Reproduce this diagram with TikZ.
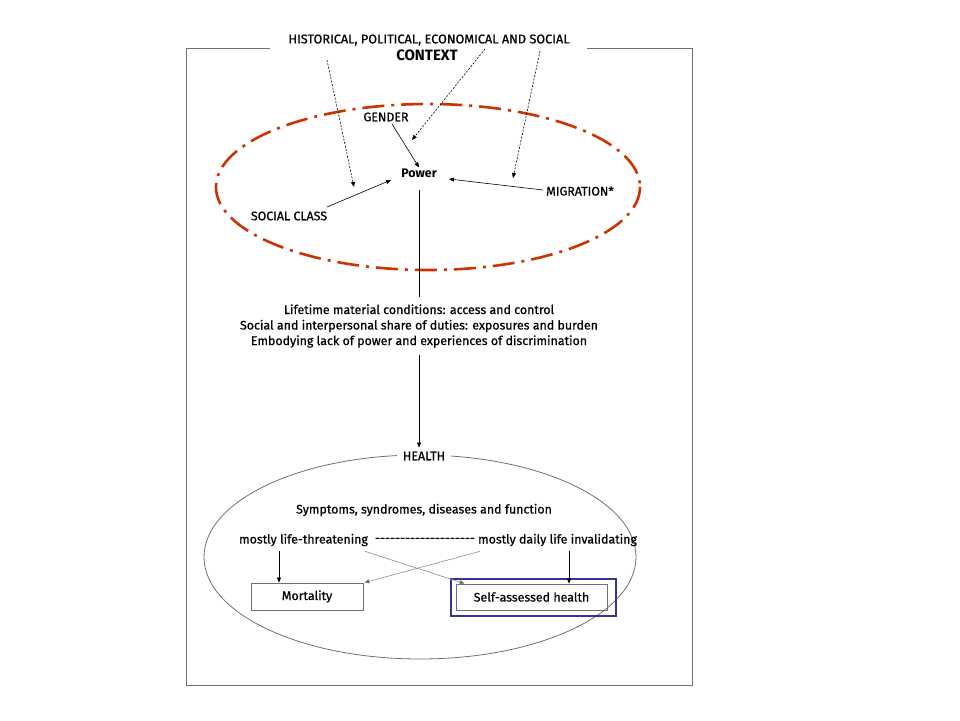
\documentclass[tikz,border=0pt]{standalone}
\usepackage{fontspec}
\setmainfont{Fira Sans}
\newfontfamily\medfont{Fira Sans}[FakeBold=0.6]
\usetikzlibrary{arrows.meta}
\definecolor{redc}{HTML}{CC3300}
\definecolor{bluec}{HTML}{333399}
\definecolor{framec}{HTML}{707070}
\begin{document}
\begin{tikzpicture}[x=1pt,y=-1pt,
  lbl/.style={font=\medfont\fontsize{12.4}{14}\selectfont, inner sep=1pt},
  bold/.style={font=\fontsize{12.4}{14}\selectfont\bfseries, inner sep=1pt},
  arr/.style={-{Triangle[length=5pt,width=4pt]}, line width=0.6pt},
  darr/.style={arr, dash pattern=on 2pt off 1.5pt},
  grayarr/.style={arr, draw=black!45, -{Triangle[length=5pt,width=4pt,fill=black!80]}},
  boxn/.style={draw=framec, line width=0.8pt, font=\medfont\fontsize{12.4}{14}\selectfont, inner sep=0pt}]
\useasboundingbox (0,0) rectangle (960,720);
% frame
\coordinate (fl) at (270,48);
\coordinate (fr) at (587,48);
\draw[framec, line width=0.9pt] (fl) -- (186,48) -- (186,685) -- (692,685) -- (692,48) -- (fr);
% title
\node[lbl, font=\medfont\fontsize{12.7}{14}\selectfont] (title) at (429,40) {HISTORICAL, POLITICAL, ECONOMICAL AND SOCIAL};
\node[bold, font=\fontsize{15}{17}\selectfont\bfseries] (context) at (427,55) {CONTEXT};
% red ellipse
\draw[redc, line width=2.6pt, dash pattern=on 22pt off 7pt on 3pt off 7pt] (428,187) ellipse [x radius=212, y radius=83];
% power cluster
\node[bold] (power) at (419,173) {Power};
\node[lbl] (gender) at (386,117) {GENDER};
\node[lbl] (social) at (289,216) {SOCIAL CLASS};
\node[lbl] (migr) at (580,191) {MIGRATION*};
\coordinate (g0) at (392,124);
\draw[arr] (g0) -- (power.north);
\coordinate (sc0) at (327,207);
\coordinate (sc1) at (391,180);
\draw[arr] (sc0) -- (sc1);
\coordinate (m0) at (543,190);
\coordinate (m1) at (449,179);
\draw[arr] (m0) -- (m1);
% dashed arrows from context
\coordinate (d1s) at (327,60); \coordinate (d1e) at (354,187);
\coordinate (d2s) at (485,49); \coordinate (d2e) at (412,140);
\coordinate (d3s) at (540,51); \coordinate (d3e) at (513,178);
\draw[darr] (d1s) -- (d1e);
\draw[darr] (d2s) -- (d2e);
\draw[darr] (d3s) -- (d3e);
% middle text
\node[lbl, align=center, font=\medfont\fontsize{12.4}{15.5}\selectfont] (mid) at (419,326)
  {Lifetime material conditions: access and control\\
   Social and interpersonal share of duties: exposures and burden\\
   Embodying lack of power and experiences of discrimination};
\coordinate (p0) at (419,190);
\draw[line width=0.6pt] (p0) -- ([yshift=6]mid.north);
% health ellipse
\draw[framec, line width=0.8pt] (420,557) ellipse [x radius=216, y radius=102];
\node[lbl, fill=white, inner xsep=6pt] (health) at (424,456) {HEALTH};
\draw[arr] ([yshift=-6]mid.south) -- ([yshift=3]health.north -| mid.south);
\node[lbl] (symp) at (424,510) {Symptoms, syndromes, diseases and function};
\node[lbl] (lt) at (303.5,540) {mostly life-threatening};
\node[lbl] (dsh) at (425,540) {{-}{-}{-}{-}{-}{-}{-}{-}{-}{-}{-}{-}{-}{-}{-}{-}{-}{-}{-}{-}};
\node[lbl] (di) at (557.5,540) {mostly daily life invalidating};
% outcome boxes
\node[boxn, minimum width=112pt, minimum height=27pt] (mort) at (307,596.5) {Mortality};
\node[boxn, minimum width=151pt, minimum height=26pt] (sah) at (531.5,597) {Self-assessed health};
\node[draw=bluec, line width=2.6pt, minimum width=165pt, minimum height=37pt, inner sep=0pt] (blue) at (533.5,597.5) {};
\coordinate (xa) at (279,0);
\coordinate (xb) at (569,0);
\draw[arr] ([yshift=-4]lt.south -| xa) -- (mort.north -| xa);
\draw[arr] ([yshift=-4]di.south -| xb) -- (sah.north -| xb);
\draw[grayarr] ([xshift=-4,yshift=-4]lt.south east) -- ([xshift=9]sah.north west);
\draw[grayarr] ([xshift=3,yshift=-4]di.south west) -- ([xshift=1]mort.north east);
\end{tikzpicture}
\end{document}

══════════

WRITTEN INSTRUCTION:
Quote everything in the listing above exactly; pictures are the only thing to omit.

RESULT OF THIS TASK:
Reproduce this diagram with TikZ.
\documentclass[tikz,border=0pt]{standalone}
\usepackage{fontspec}
\setmainfont{Fira Sans}
\newfontfamily\medfont{Fira Sans}[FakeBold=0.6]
\usetikzlibrary{arrows.meta}
\definecolor{redc}{HTML}{CC3300}
\definecolor{bluec}{HTML}{333399}
\definecolor{framec}{HTML}{707070}
\begin{document}
\begin{tikzpicture}[x=1pt,y=-1pt,
  lbl/.style={font=\medfont\fontsize{12.4}{14}\selectfont, inner sep=1pt},
  bold/.style={font=\fontsize{12.4}{14}\selectfont\bfseries, inner sep=1pt},
  arr/.style={-{Triangle[length=5pt,width=4pt]}, line width=0.6pt},
  darr/.style={arr, dash pattern=on 2pt off 1.5pt},
  grayarr/.style={arr, draw=black!45, -{Triangle[length=5pt,width=4pt,fill=black!80]}},
  boxn/.style={draw=framec, line width=0.8pt, font=\medfont\fontsize{12.4}{14}\selectfont, inner sep=0pt}]
\useasboundingbox (0,0) rectangle (960,720);
% frame
\coordinate (fl) at (270,48);
\coordinate (fr) at (587,48);
\draw[framec, line width=0.9pt] (fl) -- (186,48) -- (186,685) -- (692,685) -- (692,48) -- (fr);
% title
\node[lbl, font=\medfont\fontsize{12.7}{14}\selectfont] (title) at (429,40) {HISTORICAL, POLITICAL, ECONOMICAL AND SOCIAL};
\node[bold, font=\fontsize{15}{17}\selectfont\bfseries] (context) at (427,55) {CONTEXT};
% red ellipse
\draw[redc, line width=2.6pt, dash pattern=on 22pt off 7pt on 3pt off 7pt] (428,187) ellipse [x radius=212, y radius=83];
% power cluster
\node[bold] (power) at (419,173) {Power};
\node[lbl] (gender) at (386,117) {GENDER};
\node[lbl] (social) at (289,216) {SOCIAL CLASS};
\node[lbl] (migr) at (580,191) {MIGRATION*};
\coordinate (g0) at (392,124);
\draw[arr] (g0) -- (power.north);
\coordinate (sc0) at (327,207);
\coordinate (sc1) at (391,180);
\draw[arr] (sc0) -- (sc1);
\coordinate (m0) at (543,190);
\coordinate (m1) at (449,179);
\draw[arr] (m0) -- (m1);
% dashed arrows from context
\coordinate (d1s) at (327,60); \coordinate (d1e) at (354,187);
\coordinate (d2s) at (485,49); \coordinate (d2e) at (412,140);
\coordinate (d3s) at (540,51); \coordinate (d3e) at (513,178);
\draw[darr] (d1s) -- (d1e);
\draw[darr] (d2s) -- (d2e);
\draw[darr] (d3s) -- (d3e);
% middle text
\node[lbl, align=center, font=\medfont\fontsize{12.4}{15.5}\selectfont] (mid) at (419,326)
  {Lifetime material conditions: access and control\\
   Social and interpersonal share of duties: exposures and burden\\
   Embodying lack of power and experiences of discrimination};
\coordinate (p0) at (419,190);
\draw[line width=0.6pt] (p0) -- ([yshift=6]mid.north);
% health ellipse
\draw[framec, line width=0.8pt] (420,557) ellipse [x radius=216, y radius=102];
\node[lbl, fill=white, inner xsep=6pt] (health) at (424,456) {HEALTH};
\draw[arr] ([yshift=-6]mid.south) -- ([yshift=3]health.north -| mid.south);
\node[lbl] (symp) at (424,510) {Symptoms, syndromes, diseases and function};
\node[lbl] (lt) at (303.5,540) {mostly life-threatening};
\node[lbl] (dsh) at (425,540) {{-}{-}{-}{-}{-}{-}{-}{-}{-}{-}{-}{-}{-}{-}{-}{-}{-}{-}{-}{-}};
\node[lbl] (di) at (557.5,540) {mostly daily life invalidating};
% outcome boxes
\node[boxn, minimum width=112pt, minimum height=27pt] (mort) at (307,596.5) {Mortality};
\node[boxn, minimum width=151pt, minimum height=26pt] (sah) at (531.5,597) {Self-assessed health};
\node[draw=bluec, line width=2.6pt, minimum width=165pt, minimum height=37pt, inner sep=0pt] (blue) at (533.5,597.5) {};
\coordinate (xa) at (279,0);
\coordinate (xb) at (569,0);
\draw[arr] ([yshift=-4]lt.south -| xa) -- (mort.north -| xa);
\draw[arr] ([yshift=-4]di.south -| xb) -- (sah.north -| xb);
\draw[grayarr] ([xshift=-4,yshift=-4]lt.south east) -- ([xshift=9]sah.north west);
\draw[grayarr] ([xshift=3,yshift=-4]di.south west) -- ([xshift=1]mort.north east);
\end{tikzpicture}
\end{document}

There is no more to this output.